■ **Your task**: Omit the pictures and print exactly the lines of the listing below, starting at the first and ending at the line containing "const lgX = 142.7, lgY".

■ **Available data**:
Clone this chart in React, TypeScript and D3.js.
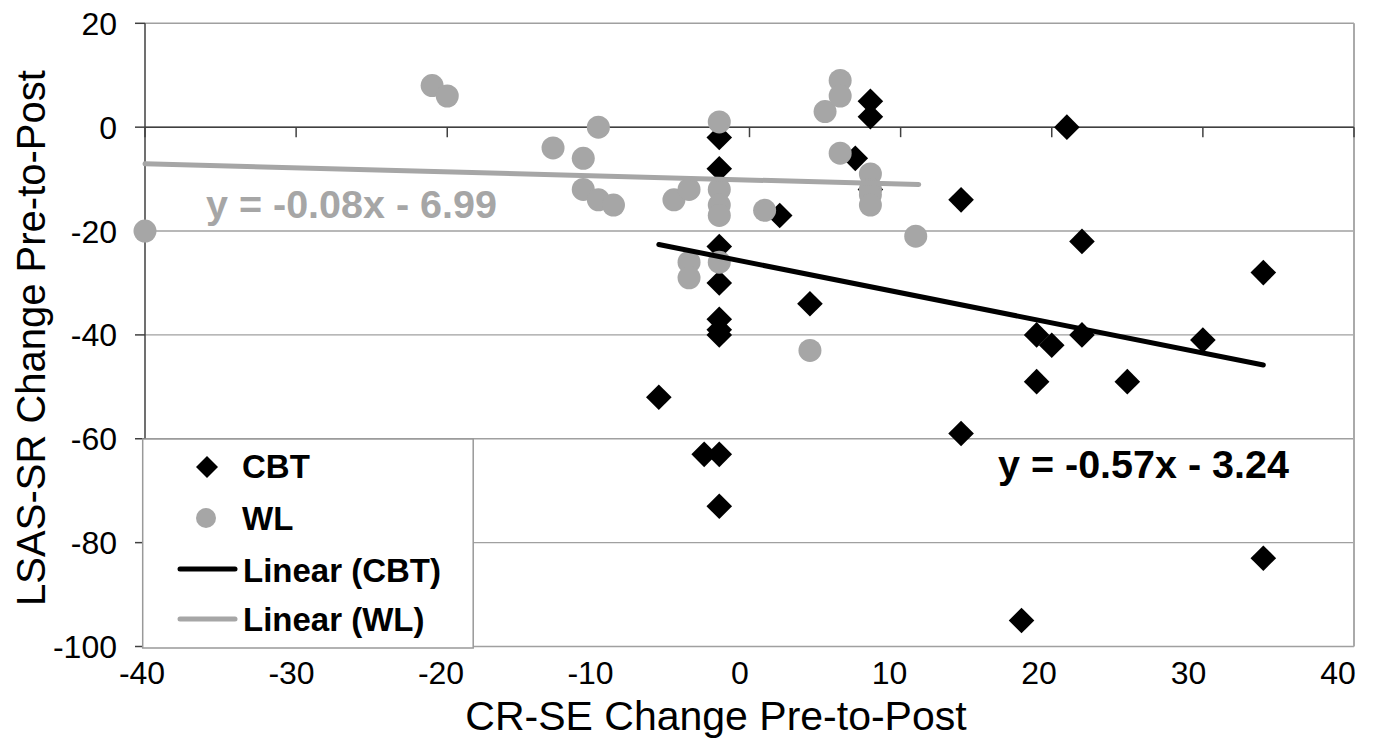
import React from "react";
import * as d3 from "d3";

// ---- data ----
const cbtX = [-6, -3, -2, -2, -2, -2, -2, -2, -2, -2, -2, 2, 4, 7, 8, 8, 8, 14, 14, 18, 19, 19, 20, 21, 22, 22, 25, 30, 34, 34];
const cbtY = [-52, -63, -2, -8, -23, -30, -37, -39, -40, -63, -73, -17, -34, -6, 5, 2, -12, -14, -59, -95, -40, -49, -42, 0, -22, -40, -49, -41, -28, -83];

const wlX = [-40, -21, -20, -13, -11, -11, -10, -10, -9, -5, -4, -4, -4, -2, -2, -2, -2, -2, 1, 4, 5, 6, 6, 6, 8, 8, 8, 8, 11];
const wlY = [-20, 8, 6, -4, -6, -12, 0, -14, -15, -14, -12, -26, -29, 1, -12, -15, -17, -26, -16, -43, 3, 9, 6, -5, -9, -12, -13, -15, -21];

const cbtTrendX = [-6, 34];
const cbtTrendY = [-22.6, -45.8];
const wlTrendX = [-40, 11.2];
const wlTrendY = [-7.06, -11.05];

const xTicks = [-40, -30, -20, -10, 0, 10, 20, 30, 40];
const yTicks = [20, 0, -20, -40, -60, -80, -100];

const legendLabels = ["CBT", "WL", "Linear (CBT)", "Linear (WL)"];
const cbtEquation = "y = -0.57x - 3.24";
const wlEquation = "y = -0.08x - 6.99";
const xTitle = "CR-SE Change Pre-to-Post";
const yTitle = "LSAS-SR Change Pre-to-Post";

const GRAY = "#a6a6a6";
const AXIS = "#404040";
const GRID = "#a0a0a0";
const FONT = "'Liberation Sans', Arial, Helvetica, sans-serif";

export default function App() {
  const W = 1378, H = 741;
  const x = d3.scaleLinear().domain([-40, 40]).range([145, 1354]);
  const y = d3.scaleLinear().domain([-100, 20]).range([646.5, 23.3]);
  // tick labels in the reference sit on a slightly narrower span than the ticks
  const xLabel = d3.scaleLinear().domain([-40, 40]).range([142, 1338]);
  const line = d3.line<[number, number]>().x(d => x(d[0])).y(d => y(d[1]));
  const cbtTrend = cbtTrendX.map((v, i) => [v, cbtTrendY[i]] as [number, number]);
  const wlTrend = wlTrendX.map((v, i) => [v, wlTrendY[i]] as [number, number]);
  const dR = 12.8; // diamond half-diagonal
  const diamond = (cx: number, cy: number, r: number) =>
    `M${cx},${cy - r}L${cx + r},${cy}L${cx},${cy + r}L${cx - r},${cy}Z`;

  const lgX = 142.7, lgY = 439, lgW = 330.5, lgH = 209;

  return (
    <svg width={W} height={H} style={{ position: "absolute", left: 0, top: 0, background: "#fff" }} fontFamily={FONT}>
      <rect x={0} y={0} width={W} height={H} fill="#fff" />
      {/* gridlines */}
      {yTicks.map(t => (
        <line key={"g" + t} x1={x(-40)} x2={x(40)} y1={y(t)} y2={y(t)} stroke={GRID} strokeWidth={1.4} />
      ))}
      {/* right border */}
      <line x1={x(40)} x2={x(40)} y1={y(20)} y2={y(-100)} stroke="#aaaaaa" strokeWidth={2} />
      {/* y axis */}
      <line x1={x(-40)} x2={x(-40)} y1={y(20)} y2={y(-100)} stroke={AXIS} strokeWidth={1.5} />
      {yTicks.map(t => (
        <line key={"yt" + t} x1={x(-40) - 10} x2={x(-40)} y1={y(t)} y2={y(t)} stroke={AXIS} strokeWidth={1.5} />
      ))}
      {/* x axis at y=0 */}
      <line x1={x(-40)} x2={x(40)} y1={y(0)} y2={y(0)} stroke={AXIS} strokeWidth={1.5} />
      {xTicks.map(t => (
        <line key={"xt" + t} x1={x(t)} x2={x(t)} y1={y(0)} y2={y(0) + 10} stroke={AXIS} strokeWidth={1.5} />
      ))}
      {/* CBT diamonds */}
      {cbtX.map((v, i) => (
        <path key={"c" + i} d={diamond(x(v), y(cbtY[i]), dR)} fill="#000" />
      ))}
      {/* WL circles */}
      {wlX.map((v, i) => (
        <circle key={"w" + i} cx={x(v)} cy={y(wlY[i])} r={11.5} fill={GRAY} />
      ))}
      {/* trend lines */}
      <path d={line(wlTrend) || ""} stroke={GRAY} strokeWidth={5} fill="none" strokeLinecap="round" />
      <path d={line(cbtTrend) || ""} stroke="#000" strokeWidth={5} fill="none" strokeLinecap="round" />
      {/* equations */}
      <text x={206} y={218} fontSize={39.5} fontWeight="bold" fill={GRAY}>{wlEquation}</text>
      <text x={998} y={478} fontSize={39.5} fontWeight="bold" fill="#000">{cbtEquation}</text>
      {/* legend */}
      <rect x={lgX} y={lgY} width={lgW} height={lgH} fill="#fff" stroke="#999999" strokeWidth={1.5} />
      <path d={diamond(207, 467, 11)} fill="#000" />
      <circle cx={206} cy={518} r={10} fill={GRAY} />
      <line x1={180} x2={235} y1={569} y2={569} stroke="#000" strokeWidth={5} strokeLinecap="round" />
      <line x1={180} x2={235} y1={619} y2={619} stroke={GRAY} strokeWidth={5} strokeLinecap="round" />
      {legendLabels.map((l, i) => (
        <text key={l} x={i < 2 ? 242 : 243} y={[478, 530, 582, 631][i]} fontSize={33} fontWeight="bold" fill="#000">{l}</text>
      ))}
      {/* tick labels */}
      {yTicks.map(t => (
        <text key={"yl" + t} x={117} y={y(t) + 11.5} fontSize={32} textAnchor="end" fill="#000">{t}</text>
      ))}
      {xTicks.map(t => (
        <text key={"xl" + t} x={xLabel(t)} y={684} fontSize={32} textAnchor="middle" fill="#000">{t}</text>
      ))}
      {/* axis titles */}
      <text x={716} y={730} fontSize={41} textAnchor="middle" fill="#000">{xTitle}</text>
      <text transform={`translate(45,338) rotate(-90)`} fontSize={40} textAnchor="middle" fill="#000">{yTitle}</text>
    </svg>
  );
}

■ **Finished exercise**:
Clone this chart in React, TypeScript and D3.js.
import React from "react";
import * as d3 from "d3";

// ---- data ----
const cbtX = [-6, -3, -2, -2, -2, -2, -2, -2, -2, -2, -2, 2, 4, 7, 8, 8, 8, 14, 14, 18, 19, 19, 20, 21, 22, 22, 25, 30, 34, 34];
const cbtY = [-52, -63, -2, -8, -23, -30, -37, -39, -40, -63, -73, -17, -34, -6, 5, 2, -12, -14, -59, -95, -40, -49, -42, 0, -22, -40, -49, -41, -28, -83];

const wlX = [-40, -21, -20, -13, -11, -11, -10, -10, -9, -5, -4, -4, -4, -2, -2, -2, -2, -2, 1, 4, 5, 6, 6, 6, 8, 8, 8, 8, 11];
const wlY = [-20, 8, 6, -4, -6, -12, 0, -14, -15, -14, -12, -26, -29, 1, -12, -15, -17, -26, -16, -43, 3, 9, 6, -5, -9, -12, -13, -15, -21];

const cbtTrendX = [-6, 34];
const cbtTrendY = [-22.6, -45.8];
const wlTrendX = [-40, 11.2];
const wlTrendY = [-7.06, -11.05];

const xTicks = [-40, -30, -20, -10, 0, 10, 20, 30, 40];
const yTicks = [20, 0, -20, -40, -60, -80, -100];

const legendLabels = ["CBT", "WL", "Linear (CBT)", "Linear (WL)"];
const cbtEquation = "y = -0.57x - 3.24";
const wlEquation = "y = -0.08x - 6.99";
const xTitle = "CR-SE Change Pre-to-Post";
const yTitle = "LSAS-SR Change Pre-to-Post";

const GRAY = "#a6a6a6";
const AXIS = "#404040";
const GRID = "#a0a0a0";
const FONT = "'Liberation Sans', Arial, Helvetica, sans-serif";

export default function App() {
  const W = 1378, H = 741;
  const x = d3.scaleLinear().domain([-40, 40]).range([145, 1354]);
  const y = d3.scaleLinear().domain([-100, 20]).range([646.5, 23.3]);
  // tick labels in the reference sit on a slightly narrower span than the ticks
  const xLabel = d3.scaleLinear().domain([-40, 40]).range([142, 1338]);
  const line = d3.line<[number, number]>().x(d => x(d[0])).y(d => y(d[1]));
  const cbtTrend = cbtTrendX.map((v, i) => [v, cbtTrendY[i]] as [number, number]);
  const wlTrend = wlTrendX.map((v, i) => [v, wlTrendY[i]] as [number, number]);
  const dR = 12.8; // diamond half-diagonal
  const diamond = (cx: number, cy: number, r: number) =>
    `M${cx},${cy - r}L${cx + r},${cy}L${cx},${cy + r}L${cx - r},${cy}Z`;

  const lgX = 142.7, lgY = 439, lgW = 330.5, lgH = 209;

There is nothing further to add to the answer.